En febrero de este año, el expresidente Martín Vizcarra hizo unas declaraciones sorpresivas al diario “La República”. A propósito del golpe de Estado de Pedro Castillo y del proceso judicial que, en consecuencia, se sigue en su contra, Vizcarra afirmó que este fue vacado de la presidencia por el Congreso “sin darle el derecho de defensa”. Según el exgobernador de Moquegua, Castillo dio apenas un sencillo “mensaje golpista” por el que no debería estar en la cárcel. Deslizó incluso la posibilidad de indultarlo si tuviera la oportunidad. Un giro inesperado en su discurso, considerando que en el 2022 el expresidente había condenado ese acto.
Las justificaciones y malabares conceptuales de Vizcarra para defender a Castillo son, por supuesto, ridículas, pero en vista de lo sucedido esta semana en el Congreso, no por eso hechas en balde. Vizcarra se salvó de una inhabilitación política que parecía segura cuando diversos parlamentarios de las bancadas de izquierda –cercanas a Castillo– votaron en contra o en abstención en el momento crítico.
Congresistas de Juntos por el Perú-Voces del Pueblo, Bancada Socialista y Bloque Democrático sellaron lo que parece una alianza implícita entre ambos exmandatarios.
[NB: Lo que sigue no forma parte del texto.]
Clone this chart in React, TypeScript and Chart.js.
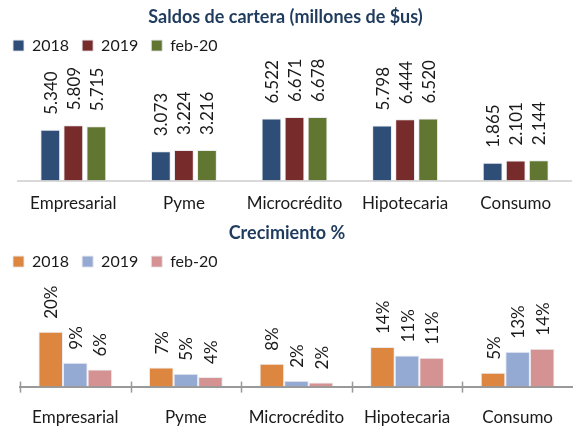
import React, { useEffect, useRef } from "react";
import { Chart, registerables } from "chart.js";

Chart.register(...registerables);

const categories = ["Empresarial", "Pyme", "Microcrédito", "Hipotecaria", "Consumo"];
const seriesNames = ["2018", "2019", "feb-20"];

const saldos2018 = [5340, 3073, 6522, 5798, 1865];
const saldos2019 = [5809, 3224, 6671, 6444, 2101];
const saldosFeb20 = [5715, 3216, 6678, 6520, 2144];

const crec2018 = [19.9, 6.9, 8.3, 14.4, 5.0];
const crec2019 = [8.7, 4.7, 2.1, 11.3, 12.7];
const crecFeb20 = [6.2, 3.5, 1.5, 10.5, 13.8];

const topColors = ["#2E4E78", "#772B2B", "#607631"];
const bottomColors = ["#DD8640", "#94AAD3", "#D49292"];

const FONT = "Lato, 'Open Sans', sans-serif";

const fmtThousands = (v: number) => {
  const s = Math.round(v).toString();
  return s.replace(/\B(?=(\d{3})+(?!\d))/g, ".");
};
const fmtPct = (v: number) => Math.round(v) + "%";

function makeLabelPlugin(fmt: (v: number) => string, gap: number) {
  return {
    id: "rotLabels",
    afterDatasetsDraw(chart: any) {
      const ctx = chart.ctx;
      ctx.save();
      ctx.font = `17px ${FONT}`;
      ctx.fillStyle = "#1a1a1a";
      ctx.textAlign = "left";
      ctx.textBaseline = "middle";
      chart.data.datasets.forEach((ds: any, di: number) => {
        const meta = chart.getDatasetMeta(di);
        meta.data.forEach((bar: any, i: number) => {
          ctx.save();
          ctx.translate(bar.x, bar.y - gap);
          ctx.rotate(-Math.PI / 2);
          ctx.fillText(fmt(ds.data[i]), 0, 1);
          ctx.restore();
        });
      });
      ctx.restore();
    },
  };
}

const tickMarksPlugin = {
  id: "tickMarks",
  afterDatasetsDraw(chart: any) {
    const ctx = chart.ctx;
    const xs = chart.scales.x;
    const y = chart.chartArea.bottom;
    const n = chart.data.labels.length;
    const step = xs.getPixelForValue(1) - xs.getPixelForValue(0);
    ctx.save();
    ctx.strokeStyle = "#999999";
    ctx.lineWidth = 1.5;
    for (let i = 0; i < n; i++) {
      const x = Math.round(xs.getPixelForValue(i) - step / 2) + 0.5;
      ctx.beginPath();
      ctx.moveTo(x, y - 5);
      ctx.lineTo(x, y + 6);
      ctx.stroke();
    }
    ctx.restore();
  },
};

function BarChart(props: {
  title: string;
  data: number[][];
  colors: string[];
  fmt: (v: number) => string;
  yMax: number;
  height: number;
  axisColor: string;
  tickPad: number;
  withTicks: boolean;
  barPct: number;
  catPct: number;
  leftWidth: number;
  rightPad: number;
  labelGap: number;
}) {
  const ref = useRef<HTMLCanvasElement>(null);
  useEffect(() => {
    if (!ref.current) return;
    const plugins: any[] = [makeLabelPlugin(props.fmt, props.labelGap)];
    if (props.withTicks) plugins.push(tickMarksPlugin);
    const chart = new Chart(ref.current, {
      type: "bar",
      data: {
        labels: categories,
        datasets: props.data.map((d, i) => ({
          label: seriesNames[i],
          data: d,
          backgroundColor: props.colors[i],
          borderColor: "rgba(232,232,238,0.9)",
          borderWidth: 1,
          barPercentage: props.barPct,
          categoryPercentage: props.catPct,
        })),
      },
      options: {
        animation: false,
        responsive: false,
        layout: { padding: { left: 0, right: props.rightPad, top: 0, bottom: 2 - props.tickPad } },
        plugins: {
          title: {
            display: true,
            text: props.title,
            color: "#1F3B5E",
            font: { family: FONT, size: 18, weight: "bold" },
            padding: { top: 6, bottom: -3 },
          },
          legend: {
            display: true,
            align: "start",
            labels: {
              boxWidth: 11,
              boxHeight: 11,
              padding: 13,
              color: "#1a1a1a",
              font: { family: FONT, size: 16 },
            },
          },
          tooltip: { enabled: false },
        },
        scales: {
          x: {
            grid: { display: false, drawTicks: false },
            border: { display: true, color: props.axisColor, width: 2 },
            ticks: {
              color: "#1a1a1a",
              font: { family: FONT, size: 17 },
              padding: props.tickPad,
              maxRotation: 0,
            },
          },
          y: {
            display: true,
            min: 0,
            max: props.yMax,
            grid: { display: false, drawTicks: false },
            border: { display: false },
            ticks: { display: false },
            afterFit: (scale: any) => {
              scale.width = props.leftWidth;
            },
          },
        },
      },
      plugins,
    });
    return () => chart.destroy();
  }, []);
  return <canvas ref={ref} width={574} height={props.height} style={{ display: "block" }} />;
}

export default function App() {
  return (
    <div style={{ position: "absolute", left: 0, top: 0, width: 574, height: 430, background: "#fff", overflow: "hidden" }}>
      <BarChart
        title="Saldos de cartera (millones de $us)"
        data={[saldos2018, saldos2019, saldosFeb20]}
        colors={topColors}
        fmt={fmtThousands}
        yMax={12290}
        height={216}
        axisColor="#D9D9D9"
        tickPad={13}
        withTicks={false}
        barPct={0.86}
        catPct={0.625}
        leftWidth={18}
        rightPad={3}
        labelGap={15}
      />
      <BarChart
        title="Crecimiento %"
        data={[crec2018, crec2019, crecFeb20]}
        colors={bottomColors}
        fmt={fmtPct}
        yMax={38.9}
        height={214}
        axisColor="#999999"
        tickPad={21}
        withTicks={true}
        barPct={1}
        catPct={0.667}
        leftWidth={20}
        rightPad={0}
        labelGap={13}
      />
    </div>
  );
}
En otra coincidencia y vaso comunicante, Alejandro Salas, uno de los ministros de Castillo que fungió de su acérrimo defensor político durante su mandato, es hoy vocero y hombre de confianza de Vizcarra. Con miras al próximo proceso electoral de abril del 2026, no debería ser ya demasiado sorprendente que las ambiciones políticas de uno y otro lado los puedan llevar a mirarse con aún mayor simpatía. Para un gobernador regional que llegó a la política nacional en la plancha del expresidente Pedro Pablo Kuczynski, el giro a cercanías políticas del extremo izquierdo demuestra la flexibilidad de sus convicciones.
Pero sería injusto desconocer que, a pesar de sus notables diferencias, ambos presidentes guardan también más de una similitud. Sus pasos por el poder fueron marcados por el engaño y el afán por la polarización para ganar réditos políticos antes que por encontrar consensos. Sin importar las notables evidencias en su contra, los dos intentan construir narrativas que los victimicen y responsabilizan a sus enemigos políticos de sus líos judiciales. Lejos de ser hombres de Estado que lideran y convencen sobre una visión de país que hay que seguir, apelan a los populismos más maniqueos e historias falsas en búsqueda de cosechar algunos puntos extra de popularidad. Castillo y Vizcarra no son iguales, pero sí que han encontrado espacios para conversar distendidamente.